Pierwsze protesty wybuchły podczas jej pogrzebu w Sanandadż. Wznoszono hasło: „Kobieta, wolność, życie!”. Rewolta szybko objęła uniwersytety w Teheranie i tereny zamieszkane przez Kurdów, aż ogarnęła niemal cały kraj. Demonstracje wstrząsają historycznymi miastami Isfahan i Sziraz, a nawet ulubioną przez turystów wyspą
Kisz w Zatoce Perskiej. Jak podkreślają komentatorzy, początkowo protesty zwrócone były przeciw policji obyczajowej i prześladowaniu kobiet, obecnie jednak zagrażają istnieniu samej Republiki Islamskiej. Protestujący wznoszą hasła: „Śmierć dyktatorowi!”. Ten dyktator to najwyższy przywódca Iranu, 83-letni ajatollah Ali Chamenei. Niszczone
są portrety ajatollaha i innych dygnitarzy. W mieście Kerman podpalony został gigantyczny wizerunek generała Ghasema Solejmaniego, który zginął w 2020 roku w amerykańskim ataku i został uznany przez władze za bohatera narodowego.
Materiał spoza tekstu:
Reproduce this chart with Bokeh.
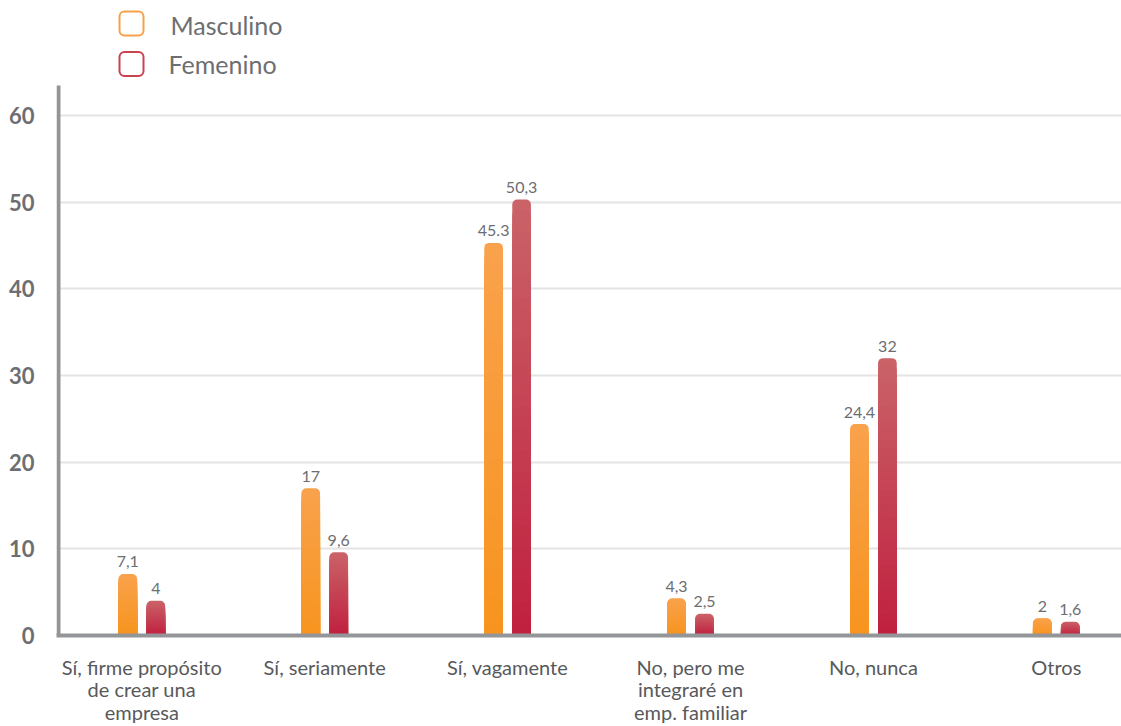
from bokeh.plotting import figure
from bokeh.models import Range1d, FixedTicker
from bokeh.core.properties import value
from bokeh.embed import file_html
from bokeh.resources import INLINE

categories = ["Sí, firme propósito\nde crear una\nempresa", "Sí, seriamente", "Sí, vagamente",
              "No, pero me\nintegraré en\nemp. familiar", "No, nunca", "Otros"]
masculino = [7.1, 17, 45.3, 4.3, 24.4, 2]
femenino = [4, 9.6, 50.3, 2.5, 32, 1.6]
masc_labels = ["7,1", "17", "45.3", "4,3", "24,4", "2"]
fem_labels = ["4", "9,6", "50,3", "2,5", "32", "1,6"]
series_names = ["Masculino", "Femenino"]
y_ticks = [0, 10, 20, 30, 40, 50, 60]

ORANGE_TOP, ORANGE_BOT = "#f9a24c", "#f7941e"
RED_TOP, RED_BOT = "#ca6268", "#c01f3e"
GRAY_TXT = "#6d6e71"
AXIS_GRAY = "#939598"
FONT = "Lato"


def hex2rgb(h):
    h = h.lstrip("#")
    return tuple(int(h[i:i + 2], 16) for i in (0, 2, 4))


def mix(c_bot, c_top, f):
    a, b = hex2rgb(c_bot), hex2rgb(c_top)
    return "#%02x%02x%02x" % tuple(int(round(a[i] + (b[i] - a[i]) * f)) for i in range(3))


# ---- layout geometry (page pixels) ----
W, H = 1121, 726
FRAME_L, FRAME_B = 56, 635
X0_PX, X_STEP = 141.3, 182.9        # first category centre, category spacing
Y_STEP = 8.667                      # px per unit
AXIS_TOP_PX = 85


def px2x(px):
    return (px - X0_PX) / X_STEP


def px2y(py):
    return (FRAME_B - py) / Y_STEP


n = len(categories)
xs = list(range(n))
off = 0.0765
bw = 0.102

p = figure(width=W, height=H, x_range=Range1d(px2x(FRAME_L), px2x(W)),
           y_range=Range1d(0, px2y(0)),
           output_backend="svg", toolbar_location=None,
           min_border_left=FRAME_L, min_border_right=0, min_border_top=0,
           min_border_bottom=H - FRAME_B)
p.outline_line_color = None
p.xgrid.visible = False
p.ygrid.grid_line_color = "#e4e4e4"
p.ygrid.grid_line_width = 2
p.ygrid.ticker = FixedTicker(ticks=y_ticks)

# y axis line (drawn as a segment so it stops below the legend)
p.segment(x0=[px2x(FRAME_L + 2)], y0=[0], x1=[px2x(FRAME_L + 2)], y1=[px2y(AXIS_TOP_PX)],
          line_color=AXIS_GRAY, line_width=4)

# bars with vertical gradient (stacked overlapping slices, tallest first)
N = 40
for vals, dx, ctop, cbot in [(masculino, -off, ORANGE_TOP, ORANGE_BOT),
                             (femenino, off, RED_TOP, RED_BOT)]:
    bx, btop, bcol = [], [], []
    for k in range(N, 0, -1):
        f = k / N
        for i, v in enumerate(vals):
            bx.append(xs[i] + dx)
            btop.append(v * f)
            bcol.append(mix(cbot, ctop, f))
    p.vbar(x=bx, top=btop, bottom=0, width=bw, fill_color=bcol, line_color=None,
           border_radius=[5, 5, 0, 0])

p.text(x=[x - off for x in xs], y=masculino, text=masc_labels, text_align="center",
       text_baseline="alphabetic", y_offset=-12, text_font=value(FONT),
       text_font_size="16px", text_color=GRAY_TXT)
p.text(x=[x + off for x in xs], y=femenino, text=fem_labels, text_align="center",
       text_baseline="alphabetic", y_offset=-12, text_font=value(FONT),
       text_font_size="16px", text_color=GRAY_TXT)

# legend (top-left)
leg_cols = ["#f8a04a", "#c9434f"]
leg_box = [(131, 23), (131, 63.5)]
leg_txt = [(170, 24), (168, 63)]
p.rect(x=[px2x(bx_) for bx_, _ in leg_box], y=[px2y(by_) for _, by_ in leg_box],
       width=24, height=24, width_units="screen", height_units="screen",
       fill_color="white", line_color=leg_cols, line_width=2, border_radius=5)
p.text(x=[px2x(tx) for tx, _ in leg_txt], y=[px2y(ty) for _, ty in leg_txt],
       text=series_names, text_font=value(FONT), text_font_size="25px",
       text_color=GRAY_TXT, text_baseline="middle", text_align="left")

p.yaxis.ticker = FixedTicker(ticks=y_ticks)
p.yaxis.axis_line_color = None
p.yaxis.major_tick_line_color = None
p.yaxis.minor_tick_line_color = None
p.yaxis.major_label_standoff = 16
p.yaxis.major_label_text_font = FONT
p.yaxis.major_label_text_font_style = "bold"
p.yaxis.major_label_text_font_size = "22px"
p.yaxis.major_label_text_color = GRAY_TXT

p.xaxis.ticker = FixedTicker(ticks=xs)
p.xaxis.major_label_overrides = {x: c for x, c in zip(xs, categories)}
p.xaxis.axis_line_width = 4
p.xaxis.axis_line_color = AXIS_GRAY
p.xaxis.major_tick_line_color = None
p.xaxis.minor_tick_line_color = None
p.xaxis.major_label_standoff = 13
p.xaxis.major_label_text_font = FONT
p.xaxis.major_label_text_font_size = "20px"
p.xaxis.major_label_text_line_height = 0.94
p.xaxis.major_label_text_color = "#58595b"

open("out.html", "w").write(file_html(p, INLINE))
Obecny społeczny zryw jest bardzo niebezpieczny dla reżimu. Wielu Irańczyków ma dość panującej w kraju atmosfery strachu, brutalności sił bezpieczeństwa, a także powszechnej nędzy, będącej skutkiem nałożonych na Teheran międzynarodowych sankcji. W wielkich protestach, do których doszło w Iranie w 2009 roku, nazwanych Zielonym Ruchem, wzięli udział przede wszystkim obywatele z klasy średniej oburzeni wyborczymi manipulacjami i oszustwami ze strony władz. Rewolta z 2019 przeciwko drastycznym podwyżkom cen paliw była dziełem ludzi uboższych. Wiele wskazuje na to, że w obecnych wystąpieniach zjednoczyli się przedstawiciele wszystkich warstw i klas społecznych, kobiety i mężczyźni, którzy stracili nadzieję, że reżim ajatollahów zdolny jest do jakichkolwiek reform.
Władze nie zamierzają pójść na znaczące ustępstwa. Ograniczyły dostęp do telefonii komórkowej i internetu. Potężny Korpus Strażników Rewolucji Islamskiej wezwał do „ścigania tych, którzy rozpowszechniają fałszywe wiadomości i pogłoski” i „zdecydowanego rozprawienia się z nimi”.
Istnieją obawy, że reżim, podobnie jak w roku 2019, utopi społeczny zryw we krwi.